--- Work to do ---
From the first line of the data down to and including the line with "0.75, 0.75, 0.8]", copy everything exactly, leaving out pictures.

--- Information provided ---

▼

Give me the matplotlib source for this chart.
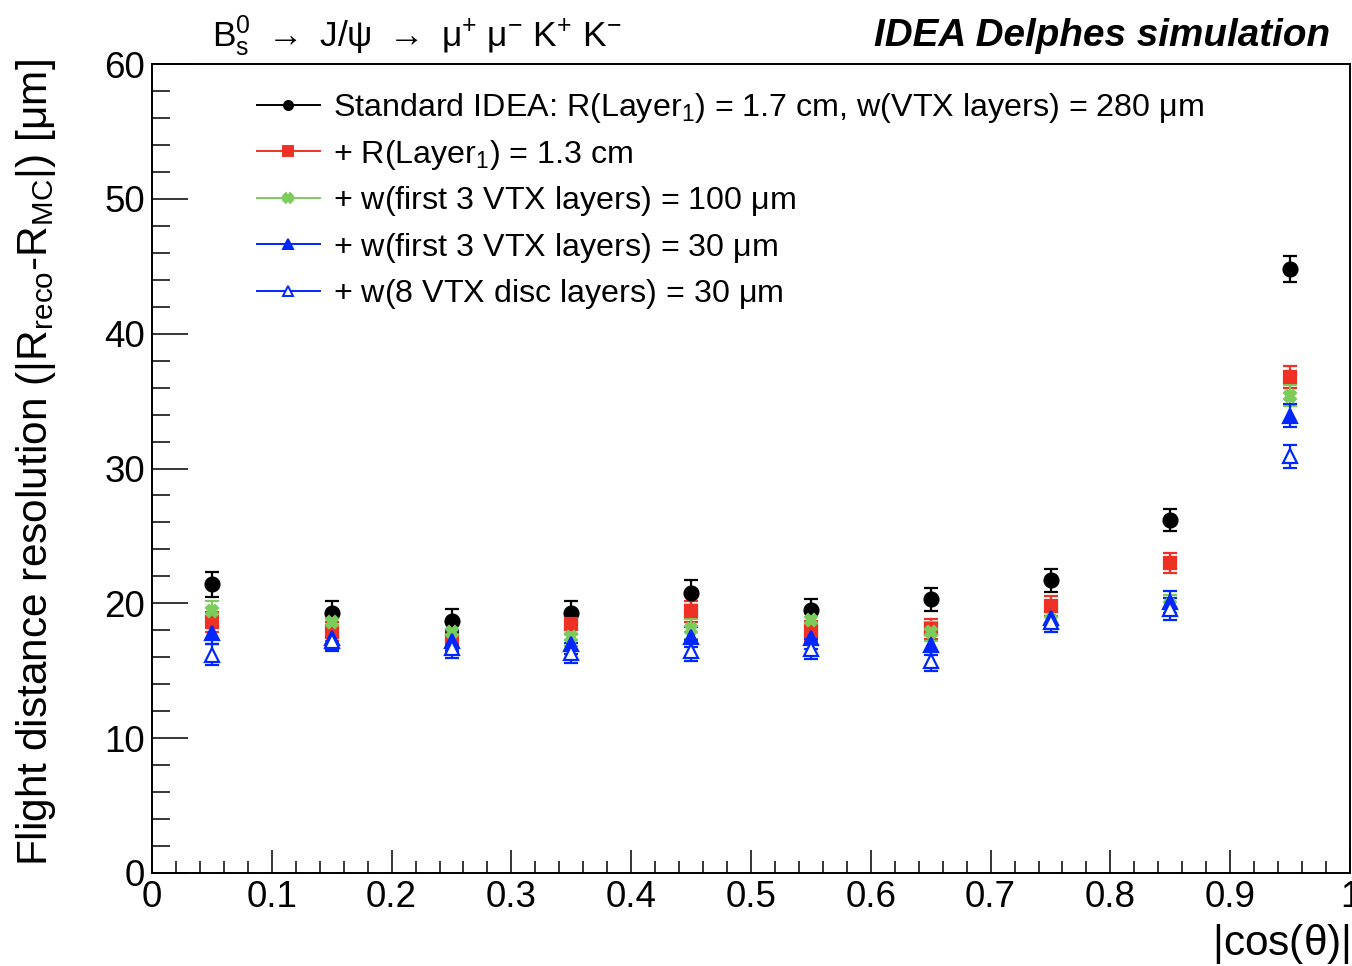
import matplotlib
matplotlib.use("Agg")
import matplotlib.pyplot as plt
from matplotlib.lines import Line2D
from matplotlib.ticker import MultipleLocator

plt.rcParams['font.family'] = ['Liberation Sans', 'DejaVu Sans']
plt.rcParams['mathtext.default'] = 'regular'

# |cos(theta)| bin centres
cos_theta = [0.05, 0.15, 0.25, 0.35, 0.45, 0.55, 0.65, 0.75, 0.85, 0.95]

# Flight distance resolution [um] for each detector configuration
res_standard = [21.4, 19.3, 18.7, 19.3, 20.8, 19.5, 20.3, 21.7, 26.2, 44.8]
err_standard = [0.95, 0.9, 0.85, 0.85, 0.9, 0.85, 0.85, 0.85, 0.8, 0.95]

res_r13 = [18.6, 17.9, 17.3, 18.5, 19.4, 17.95, 18.1, 19.8, 23.0, 36.8]
err_r13 = [0.75, 0.7, 0.7, 0.75, 0.8, 0.75, 0.75, 0.75, 0.75, 0.8]

res_w100 = [19.4, 18.6, 17.9, 17.5, 18.1, 18.8, 17.9, 18.8, 19.9, 35.4]
err_w100 = [0.75, 0.7, 0.7, 0.7, 0.75, 0.75, 0.7, 0.7, 0.7, 0.8]

res_w30 = [17.8, 17.4, 17.2, 17.0, 17.5, 17.4, 16.9, 18.9, 20.1, 33.9]
err_w30 = [0.8, 0.75, 0.75, 0.75, 0.75, 0.75, 0.75, 0.75, 0.8, 0.85]

res_disc30 = [16.2, 17.2, 16.7, 16.3, 16.5, 16.6, 15.7, 18.6, 19.6, 30.9]
err_disc30 = [0.8, 0.75, 0.75, 0.75, 0.75, 0.75, 0.75, 0.75, 0.8, 0.85]

labels = [
    r"Standard IDEA: R(Layer$_{1}$) = 1.7 cm, w(VTX layers) = 280 $\mu$m",
    r"+ R(Layer$_{1}$) = 1.3 cm",
    r"+ w(first 3 VTX layers) = 100 $\mu$m",
    r"+ w(first 3 VTX layers) = 30 $\mu$m",
    r"+ w(8 VTX disc layers) = 30 $\mu$m",
]

BLACK = "#000000"
RED = "#ee3124"
GREEN = "#7ccc5c"
BLUE = "#0027ff"

series = [
    (res_standard, err_standard, BLACK, "o", BLACK, 10),
    (res_r13, err_r13, RED, "s", RED, 9),
    (res_w100, err_w100, GREEN, "X", GREEN, 9),
    (res_w30, err_w30, BLUE, "^", BLUE, 9.5),
    (res_disc30, err_disc30, BLUE, "^", "white", 9.5),
]

W, H = 1352, 966
fig = plt.figure(figsize=(W / 100, H / 100), dpi=100)
ax = fig.add_axes([152 / W, 1 - 873 / H, (1350 - 152) / W, (873 - 64) / H])

for vals, errs, col, mk, face, ms in series:
    ax.errorbar(cos_theta, vals, yerr=errs, fmt=mk, color=col, mfc=face,
                mec=col, ms=ms, mew=1.6, elinewidth=1.6, capsize=5,
                capthick=1.6, linestyle="none")

ax.set_xlim(0, 1)
ax.set_ylim(0, 60)
ax.xaxis.set_major_locator(MultipleLocator(0.1))
ax.xaxis.set_minor_locator(MultipleLocator(0.02))
ax.yaxis.set_major_locator(MultipleLocator(10))
ax.yaxis.set_minor_locator(MultipleLocator(2))
ax.xaxis.set_major_formatter(plt.FuncFormatter(lambda v, p: f"{v:g}"))

for s in ax.spines.values():
    s.set_linewidth(1.4)

ax.tick_params(axis="both", which="both", direction="in", top=False,
               right=False, width=1.1, labelsize=26.5)
ax.tick_params(axis="x", which="major", length=16.5, pad=5)
ax.tick_params(axis="x", which="minor", length=8.5)
ax.tick_params(axis="y", which="major", length=26, pad=5)
ax.tick_params(axis="y", which="minor", length=13)

handles = []
for vals, errs, col, mk, face, ms in series:
    handles.append(Line2D([], [], color=col, marker=mk, mfc=face, mec=col,
                          ms=6.5, mew=1.4, lw=1.4))
ax.legend(handles, labels, loc="upper left",
          bbox_to_anchor=(257 / W, 1 - 91 / H),
          bbox_transform=fig.transFigure, frameon=False, fontsize=23.2,
          handlelength=1.95, handletextpad=0.4, labelspacing=0.39,
          borderpad=0, borderaxespad=0)

fig.text(212 / W, 1 - 36 / H,
         r"B$_{s}^{0}$ $\rightarrow$ J/$\psi$ $\rightarrow$ $\mu^{+}$ $\mu^{-}$ K$^{+}$ K$^{-}$",
         fontsize=25.5, ha="left", va="center")
fig.text(1330 / W, 1 - 36 / H, "IDEA Delphes simulation", fontsize=27.8,
         fontweight="bold", fontstyle="italic", ha="right", va="center")

fig.text(36 / W, 1 - 462 / H,
         r"Flight distance resolution (|R$_{reco}$-R$_{MC}$|) [$\mu$m]",
         fontsize=30.5, rotation=90, ha="center", va="center")
fig.text(1350 / W, 1 - 944 / H, r"|cos($\theta$)|", fontsize=30.5,
         ha="right", va="center")

fig.savefig("out.png", dpi=100, facecolor="white")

▲

--- Solution for this problem ---
Give me the matplotlib source for this chart.
import matplotlib
matplotlib.use("Agg")
import matplotlib.pyplot as plt
from matplotlib.lines import Line2D
from matplotlib.ticker import MultipleLocator

plt.rcParams['font.family'] = ['Liberation Sans', 'DejaVu Sans']
plt.rcParams['mathtext.default'] = 'regular'

# |cos(theta)| bin centres
cos_theta = [0.05, 0.15, 0.25, 0.35, 0.45, 0.55, 0.65, 0.75, 0.85, 0.95]

# Flight distance resolution [um] for each detector configuration
res_standard = [21.4, 19.3, 18.7, 19.3, 20.8, 19.5, 20.3, 21.7, 26.2, 44.8]
err_standard = [0.95, 0.9, 0.85, 0.85, 0.9, 0.85, 0.85, 0.85, 0.8, 0.95]

res_r13 = [18.6, 17.9, 17.3, 18.5, 19.4, 17.95, 18.1, 19.8, 23.0, 36.8]
err_r13 = [0.75, 0.7, 0.7, 0.75, 0.8, 0.75, 0.75, 0.75, 0.75, 0.8]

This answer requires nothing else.